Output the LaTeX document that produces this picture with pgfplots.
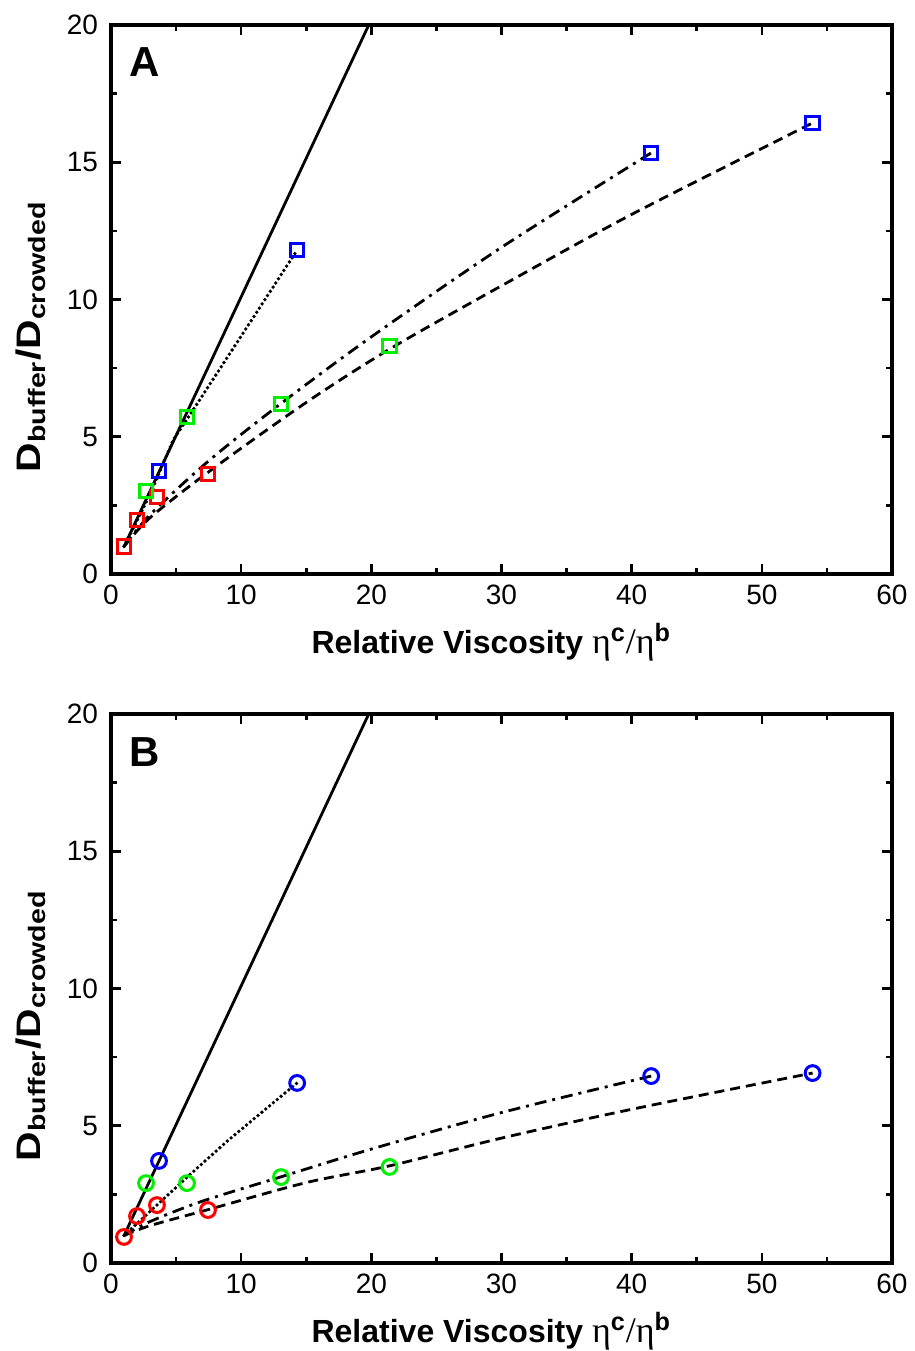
\documentclass[border=0pt]{standalone}
\usepackage{pgfplots}
\pgfplotsset{compat=1.18}
\usepackage{fontspec}
\setmainfont{Liberation Sans}
\newfontfamily\symfont{Liberation Serif}

\definecolor{pred}{RGB}{255,0,0}
\definecolor{pgreen}{RGB}{0,240,0}
\definecolor{pblue}{RGB}{0,0,255}

\pgfplotsset{
  panel/.style={
    width=390.5pt, height=274.5pt, scale only axis,
    xmin=0, xmax=60, ymin=0, ymax=20,
    xtick={0,10,...,60}, ytick={0,5,...,20},
    minor x tick num=1, minor y tick num=1,
    tick align=inside,
    xtick pos=both, ytick pos=both,
    xticklabel pos=lower, yticklabel pos=left,
    major tick length=5pt, minor tick length=3pt,
    axis line style={line width=1.6pt},
    tick style={line width=1.3pt, black},
    tick label style={font=\fontsize{14}{16}\selectfont},
    xticklabel style={yshift=-2pt},
    yticklabel style={xshift=-3pt},
    /pgf/number format/assume math mode=true,
    xlabel style={at={(axis description cs:0.487,0)}, anchor=center, yshift=-34pt,
      font=\fontsize{16}{18}\selectfont},
    ylabel style={at={(axis description cs:0,0.432)}, anchor=center, yshift=40pt,
      font=\fontsize{17}{19}\selectfont},
    xlabel={\textbf{Relative Viscosity} {\fontsize{18}{20}\selectfont\symfont η\textsuperscript{\fontspec{Liberation Sans Bold}c}/η\textsuperscript{\fontspec{Liberation Sans Bold}b}}},
    ylabel={\scalebox{1.2}[1]{\bfseries D\textsubscript{buffer}/D\textsubscript{crowded}}},
    clip=false,
  },
  sq/.style={only marks, mark=square, mark size=3.4pt, mark options={line width=1.5pt, draw=#1}},
  ci/.style={only marks, mark=o, mark size=3.7pt, mark options={line width=1.5pt, draw=#1}},
  fit/.style={black, line width=1.4pt, mark=none},
  dotfit/.style={black, line width=1.9pt, line cap=round, dash pattern=on 0pt off 2.5pt, mark=none},
}

\begin{document}
\begin{tikzpicture}
\useasboundingbox (-55.5pt,-388.5pt) rectangle (402pt,287pt);

% panel A
\begin{axis}[panel]
\addplot[fit] coordinates {(1,1) (19.8,20)};
\addplot[dotfit] coordinates {(1,1) (3,2.9) (4.8,4.9) (5.9,5.68) (14.3,11.8)};
\addplot[fit, smooth, dash pattern=on 6pt off 3pt on 1.5pt off 3pt] coordinates {(1,1) (3,2.16) (7.5,4.12) (13,6.19) (20,8.64) (30,11.9) (41.5,15.34)};
\addplot[fit, smooth, dash pattern=on 5pt off 3pt] coordinates {(1,1) (3,2.05) (7.5,3.72) (15,6.25) (21.5,8.22) (30,10.5) (40,13.1) (53.9,16.43)};
\addplot[sq=pred] coordinates {(1,1) (2,1.97) (3.53,2.8) (7.45,3.64)};
\addplot[sq=pgreen] coordinates {(2.69,3.02) (5.84,5.72) (13.06,6.19) (21.4,8.3)};
\addplot[sq=pblue] coordinates {(3.69,3.75) (14.3,11.8) (41.5,15.34) (53.9,16.43)};
\node[font=\fontsize{21}{24}\selectfont\bfseries] at (axis cs:2.6,18.65) {A};
\end{axis}

% panel B
\begin{axis}[panel, at={(0pt,-344.5pt)}]
\addplot[fit] coordinates {(1,1) (19.8,20)};
\addplot[dotfit] coordinates {(1,1) (3.53,2.11) (5.9,3.15) (9,4.47) (14.3,6.56)};
\addplot[fit, smooth, dash pattern=on 6pt off 3pt on 1.5pt off 3pt] coordinates {(1,1) (3,1.51) (7,2.25) (13,3.13) (20,4.15) (30,5.48) (41.5,6.81)};
\addplot[fit, smooth, dash pattern=on 5pt off 3pt] coordinates {(1,1) (3,1.36) (7.5,1.95) (15,2.93) (21.5,3.55) (30,4.55) (40,5.6) (53.9,6.92)};
\addplot[ci=pred] coordinates {(1,0.95) (2,1.71) (3.53,2.11) (7.45,1.93)};
\addplot[ci=pgreen] coordinates {(2.69,2.91) (5.84,2.91) (13.06,3.13) (21.4,3.5)};
\addplot[ci=pblue] coordinates {(3.69,3.72) (14.3,6.56) (41.5,6.81) (53.9,6.92)};
\node[font=\fontsize{21}{24}\selectfont\bfseries] at (axis cs:2.6,18.6) {B};
\end{axis}
\end{tikzpicture}
\end{document}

::::::::::

• [Task instructions]:
Write out nothing but the lines from the start of the data through the line with "(-55.5pt,-388.5pt) rectangle (402pt,287pt);". Leave out the pictures.

• [Written answer]:
Output the LaTeX document that produces this picture with pgfplots.
\documentclass[border=0pt]{standalone}
\usepackage{pgfplots}
\pgfplotsset{compat=1.18}
\usepackage{fontspec}
\setmainfont{Liberation Sans}
\newfontfamily\symfont{Liberation Serif}

\definecolor{pred}{RGB}{255,0,0}
\definecolor{pgreen}{RGB}{0,240,0}
\definecolor{pblue}{RGB}{0,0,255}

\pgfplotsset{
  panel/.style={
    width=390.5pt, height=274.5pt, scale only axis,
    xmin=0, xmax=60, ymin=0, ymax=20,
    xtick={0,10,...,60}, ytick={0,5,...,20},
    minor x tick num=1, minor y tick num=1,
    tick align=inside,
    xtick pos=both, ytick pos=both,
    xticklabel pos=lower, yticklabel pos=left,
    major tick length=5pt, minor tick length=3pt,
    axis line style={line width=1.6pt},
    tick style={line width=1.3pt, black},
    tick label style={font=\fontsize{14}{16}\selectfont},
    xticklabel style={yshift=-2pt},
    yticklabel style={xshift=-3pt},
    /pgf/number format/assume math mode=true,
    xlabel style={at={(axis description cs:0.487,0)}, anchor=center, yshift=-34pt,
      font=\fontsize{16}{18}\selectfont},
    ylabel style={at={(axis description cs:0,0.432)}, anchor=center, yshift=40pt,
      font=\fontsize{17}{19}\selectfont},
    xlabel={\textbf{Relative Viscosity} {\fontsize{18}{20}\selectfont\symfont η\textsuperscript{\fontspec{Liberation Sans Bold}c}/η\textsuperscript{\fontspec{Liberation Sans Bold}b}}},
    ylabel={\scalebox{1.2}[1]{\bfseries D\textsubscript{buffer}/D\textsubscript{crowded}}},
    clip=false,
  },
  sq/.style={only marks, mark=square, mark size=3.4pt, mark options={line width=1.5pt, draw=#1}},
  ci/.style={only marks, mark=o, mark size=3.7pt, mark options={line width=1.5pt, draw=#1}},
  fit/.style={black, line width=1.4pt, mark=none},
  dotfit/.style={black, line width=1.9pt, line cap=round, dash pattern=on 0pt off 2.5pt, mark=none},
}

\begin{document}
\begin{tikzpicture}
\useasboundingbox (-55.5pt,-388.5pt) rectangle (402pt,287pt);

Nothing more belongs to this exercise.